Many peripheral HW features are also in risk of stopping. Often they require clock signal, at very least, which can stop either due to a software fault (runaway program counter accesses clock tree configuration), or through oscillator failure.
Some do have asynchronous protection features, check it up. There is still the risk that software fails to initialize it properly, although it seems quite small to me.
For really critical cases, you may want to add an external, like analog, protection. For overvoltage, independent analog crowbar + properly specified fuse, for example.

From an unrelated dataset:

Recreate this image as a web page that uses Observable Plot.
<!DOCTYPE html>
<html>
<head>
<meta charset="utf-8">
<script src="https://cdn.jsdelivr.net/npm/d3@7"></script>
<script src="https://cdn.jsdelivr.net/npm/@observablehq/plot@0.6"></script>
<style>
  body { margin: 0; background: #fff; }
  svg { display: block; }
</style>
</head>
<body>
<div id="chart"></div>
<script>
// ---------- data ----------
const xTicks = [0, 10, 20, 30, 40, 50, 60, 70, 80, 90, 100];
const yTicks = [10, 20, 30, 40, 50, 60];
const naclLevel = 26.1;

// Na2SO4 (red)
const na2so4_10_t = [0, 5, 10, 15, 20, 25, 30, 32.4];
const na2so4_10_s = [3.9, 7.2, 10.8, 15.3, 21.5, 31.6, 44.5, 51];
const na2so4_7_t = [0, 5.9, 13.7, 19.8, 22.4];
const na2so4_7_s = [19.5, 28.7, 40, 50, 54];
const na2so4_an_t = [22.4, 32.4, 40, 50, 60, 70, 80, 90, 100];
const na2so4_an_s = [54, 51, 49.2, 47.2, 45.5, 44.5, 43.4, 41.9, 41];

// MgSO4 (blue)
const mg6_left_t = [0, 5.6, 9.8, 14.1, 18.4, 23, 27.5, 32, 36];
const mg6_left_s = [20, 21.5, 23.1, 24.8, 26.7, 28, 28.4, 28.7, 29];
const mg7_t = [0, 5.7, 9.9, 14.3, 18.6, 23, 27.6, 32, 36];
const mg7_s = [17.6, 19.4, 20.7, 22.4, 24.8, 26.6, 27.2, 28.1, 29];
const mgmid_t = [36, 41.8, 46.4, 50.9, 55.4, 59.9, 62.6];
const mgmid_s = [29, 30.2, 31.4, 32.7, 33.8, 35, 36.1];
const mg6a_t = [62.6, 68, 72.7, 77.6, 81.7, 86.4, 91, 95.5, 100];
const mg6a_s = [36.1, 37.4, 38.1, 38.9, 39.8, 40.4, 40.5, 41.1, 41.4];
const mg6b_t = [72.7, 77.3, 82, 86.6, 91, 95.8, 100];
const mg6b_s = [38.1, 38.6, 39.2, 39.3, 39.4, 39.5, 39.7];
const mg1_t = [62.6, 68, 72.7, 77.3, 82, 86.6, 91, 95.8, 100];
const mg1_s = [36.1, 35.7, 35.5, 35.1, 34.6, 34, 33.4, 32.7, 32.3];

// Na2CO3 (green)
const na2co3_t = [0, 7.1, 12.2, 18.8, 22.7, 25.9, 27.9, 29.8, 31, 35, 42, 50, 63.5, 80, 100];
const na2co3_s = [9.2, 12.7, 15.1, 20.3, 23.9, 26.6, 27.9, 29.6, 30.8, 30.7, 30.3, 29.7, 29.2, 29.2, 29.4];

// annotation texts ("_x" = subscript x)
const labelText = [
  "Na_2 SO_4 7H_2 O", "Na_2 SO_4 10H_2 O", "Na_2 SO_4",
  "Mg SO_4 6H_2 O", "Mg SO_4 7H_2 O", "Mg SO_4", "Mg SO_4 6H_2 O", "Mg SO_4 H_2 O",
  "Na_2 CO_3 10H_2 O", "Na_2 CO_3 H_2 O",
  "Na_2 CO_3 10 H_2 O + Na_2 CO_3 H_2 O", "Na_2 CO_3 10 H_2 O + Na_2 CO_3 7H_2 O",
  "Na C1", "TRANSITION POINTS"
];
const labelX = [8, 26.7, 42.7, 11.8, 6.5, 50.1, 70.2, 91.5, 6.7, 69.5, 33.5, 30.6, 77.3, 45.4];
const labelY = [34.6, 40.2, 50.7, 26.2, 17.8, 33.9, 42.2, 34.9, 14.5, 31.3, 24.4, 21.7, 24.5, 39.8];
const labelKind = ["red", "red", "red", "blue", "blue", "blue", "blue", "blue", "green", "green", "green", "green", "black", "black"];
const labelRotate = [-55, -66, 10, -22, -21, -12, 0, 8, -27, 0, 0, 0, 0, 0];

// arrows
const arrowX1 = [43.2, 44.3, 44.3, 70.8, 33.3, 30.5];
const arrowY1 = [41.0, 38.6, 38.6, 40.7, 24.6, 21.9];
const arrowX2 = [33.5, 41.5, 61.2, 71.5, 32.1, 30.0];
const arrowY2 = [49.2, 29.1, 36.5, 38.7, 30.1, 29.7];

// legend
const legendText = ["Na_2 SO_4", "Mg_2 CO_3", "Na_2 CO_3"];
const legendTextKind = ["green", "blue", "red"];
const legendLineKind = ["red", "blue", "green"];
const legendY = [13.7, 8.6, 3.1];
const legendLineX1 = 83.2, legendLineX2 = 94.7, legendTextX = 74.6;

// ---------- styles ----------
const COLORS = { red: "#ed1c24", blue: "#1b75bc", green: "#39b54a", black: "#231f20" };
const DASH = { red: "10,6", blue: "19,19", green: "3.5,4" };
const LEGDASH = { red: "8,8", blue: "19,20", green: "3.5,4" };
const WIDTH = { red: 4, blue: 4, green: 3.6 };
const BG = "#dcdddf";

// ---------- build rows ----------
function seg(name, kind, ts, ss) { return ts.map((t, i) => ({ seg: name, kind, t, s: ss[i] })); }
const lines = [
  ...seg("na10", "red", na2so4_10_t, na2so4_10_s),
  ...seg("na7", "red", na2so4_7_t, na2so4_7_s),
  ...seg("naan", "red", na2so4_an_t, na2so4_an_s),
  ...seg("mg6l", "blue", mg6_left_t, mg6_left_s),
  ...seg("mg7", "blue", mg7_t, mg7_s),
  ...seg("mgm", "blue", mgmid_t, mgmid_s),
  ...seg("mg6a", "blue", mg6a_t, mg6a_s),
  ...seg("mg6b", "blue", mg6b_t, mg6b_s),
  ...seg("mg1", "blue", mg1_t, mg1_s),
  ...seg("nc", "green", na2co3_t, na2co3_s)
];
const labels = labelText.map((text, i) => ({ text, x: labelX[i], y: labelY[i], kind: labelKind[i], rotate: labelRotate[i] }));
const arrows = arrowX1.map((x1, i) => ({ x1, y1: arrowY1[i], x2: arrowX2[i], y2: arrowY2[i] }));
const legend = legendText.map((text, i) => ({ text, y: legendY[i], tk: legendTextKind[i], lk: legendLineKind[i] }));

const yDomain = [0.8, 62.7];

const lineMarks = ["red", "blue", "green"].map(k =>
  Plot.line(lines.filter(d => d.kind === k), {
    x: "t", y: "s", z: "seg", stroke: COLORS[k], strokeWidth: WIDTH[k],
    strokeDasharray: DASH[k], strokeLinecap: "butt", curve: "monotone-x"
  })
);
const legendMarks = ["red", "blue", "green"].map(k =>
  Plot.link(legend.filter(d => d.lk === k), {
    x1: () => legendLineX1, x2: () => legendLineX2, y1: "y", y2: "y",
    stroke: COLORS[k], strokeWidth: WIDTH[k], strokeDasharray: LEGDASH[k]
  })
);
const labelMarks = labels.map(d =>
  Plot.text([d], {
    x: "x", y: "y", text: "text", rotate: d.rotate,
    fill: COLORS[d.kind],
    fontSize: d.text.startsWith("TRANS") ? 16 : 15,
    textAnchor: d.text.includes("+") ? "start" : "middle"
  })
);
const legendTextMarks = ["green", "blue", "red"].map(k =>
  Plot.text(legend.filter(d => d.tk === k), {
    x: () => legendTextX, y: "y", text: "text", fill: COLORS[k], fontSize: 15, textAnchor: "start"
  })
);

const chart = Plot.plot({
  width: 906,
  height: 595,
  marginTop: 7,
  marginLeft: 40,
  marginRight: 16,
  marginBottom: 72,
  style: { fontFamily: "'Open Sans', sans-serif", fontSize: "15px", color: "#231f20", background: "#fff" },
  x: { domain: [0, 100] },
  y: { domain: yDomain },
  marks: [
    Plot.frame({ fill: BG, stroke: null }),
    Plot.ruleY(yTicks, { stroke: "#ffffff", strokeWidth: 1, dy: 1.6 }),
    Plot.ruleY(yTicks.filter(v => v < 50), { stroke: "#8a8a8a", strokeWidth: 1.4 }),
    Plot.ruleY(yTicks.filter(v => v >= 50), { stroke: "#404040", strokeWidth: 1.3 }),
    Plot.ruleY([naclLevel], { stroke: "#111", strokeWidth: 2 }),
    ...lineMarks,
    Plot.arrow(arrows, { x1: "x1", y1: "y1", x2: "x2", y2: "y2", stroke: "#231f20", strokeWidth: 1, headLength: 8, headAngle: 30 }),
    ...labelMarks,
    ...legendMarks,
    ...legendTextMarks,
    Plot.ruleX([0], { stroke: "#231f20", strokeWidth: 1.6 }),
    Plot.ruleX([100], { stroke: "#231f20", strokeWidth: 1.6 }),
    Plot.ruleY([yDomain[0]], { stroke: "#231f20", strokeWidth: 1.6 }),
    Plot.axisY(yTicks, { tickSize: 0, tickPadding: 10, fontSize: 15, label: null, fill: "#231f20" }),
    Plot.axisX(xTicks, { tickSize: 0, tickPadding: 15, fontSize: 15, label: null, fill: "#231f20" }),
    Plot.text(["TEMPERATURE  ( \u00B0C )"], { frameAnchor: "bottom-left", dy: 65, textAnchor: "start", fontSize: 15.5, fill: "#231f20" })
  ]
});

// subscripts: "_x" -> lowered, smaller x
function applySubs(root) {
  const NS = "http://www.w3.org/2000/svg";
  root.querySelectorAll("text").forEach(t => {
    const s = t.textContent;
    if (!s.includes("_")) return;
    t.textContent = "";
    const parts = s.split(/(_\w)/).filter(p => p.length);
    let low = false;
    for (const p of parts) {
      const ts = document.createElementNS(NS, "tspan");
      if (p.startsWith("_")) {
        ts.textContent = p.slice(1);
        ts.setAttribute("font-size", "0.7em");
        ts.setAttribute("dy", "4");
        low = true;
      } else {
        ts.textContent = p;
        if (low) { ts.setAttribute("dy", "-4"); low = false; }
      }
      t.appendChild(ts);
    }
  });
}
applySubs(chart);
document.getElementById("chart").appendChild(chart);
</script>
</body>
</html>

Current limiting often isn't a problem; it's easily made safe with a properly sized fuse (which is inexpensive and simple). Sure enough, software fault then causes hardware damage blowing up the semiconductors and the fuse, but then again, this becomes just an availability/maintenance problem. The good thing with software is, it does not age (in this context), and variation between units is minimized. With ST, of course, they may suddenly completely change the MCU behavior without changing part number so all bets are off regarding what you receive from your distributor. A recent example being STM32H743/H750 changing the ADC sampling clock frequency by factor of two, which could have the potential to keep application running normally but affect rarely needed protection functions, so that some PCBs in the batch work and some are dangerous. The only thing we can do is hope this never happens again. Or run full test of all features on each PCB. Which is obviously what we should be doing on anything safety-critical.
Keeping the software simple (and state space small) is a good way to avoid surprises; then each feature can be thoroughly tested and verified.